The bin widths ΔG (for each physical quantity G) are variable and depend both on the specific quantity and on the energy range of the event. For a fixed energy range, the extreme values of each binning range are determined from the data:

• For px and py, a linear spacing is assumed within the interval [-PM, +PM], where PM is the 80th percentile of the distribution of maximum absolute values of px and py per event.

• For r, a logarithmic spacing is used, with a maximum value RM equal to the 90th percentile of the distribution of maximum r values across events.

• For pz, the maximum range PzM corresponds to the maximum of the distribution of the per-event maximum pz values. The minimum pz is fixed at the point where log₁₀(pz) = 0.

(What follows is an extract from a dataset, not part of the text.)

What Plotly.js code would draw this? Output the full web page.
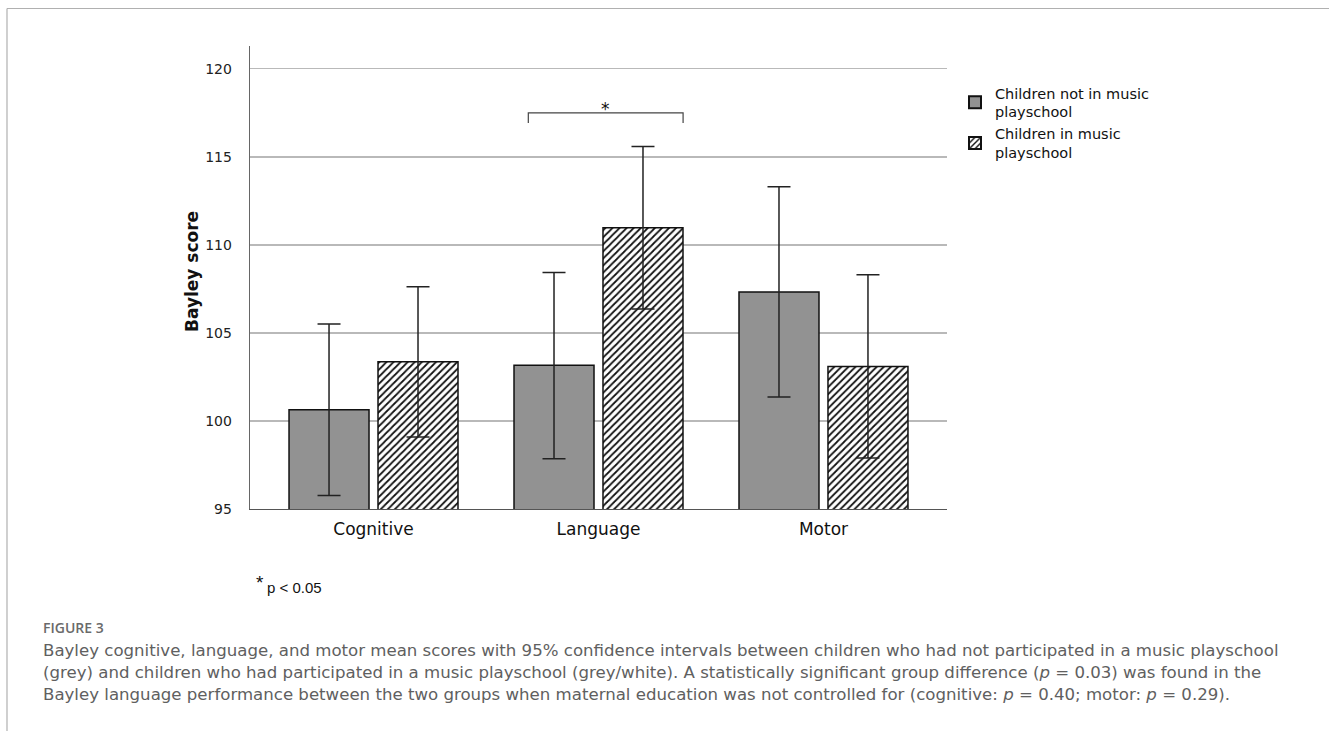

The choice to reduce the two transverse coordinates (x, y) to the single variable r is based on an approximation—validated on the available data—according to which the angle formed by the transverse momentum pT in the sea-level plane coincides with the angle defined by r, an assumption valid for particles produced near the primary trajectory.

The output of the generator network will thus be the number of particles falling within each bin of the space:

[Px, Px+ΔPx] × [Py, Py+ΔPy] × [log₁₀(Pz), log₁₀(Pz)+Δlog₁₀(Pz)] × [log₁₀(R), log₁₀(R)+Δlog₁₀(R)].

Once a coordinate in the (px, py, pz, r) space is assigned to each generated particle, it is then possible to reconstruct its spatial position by associating the same transverse angle from pT to the corresponding r value.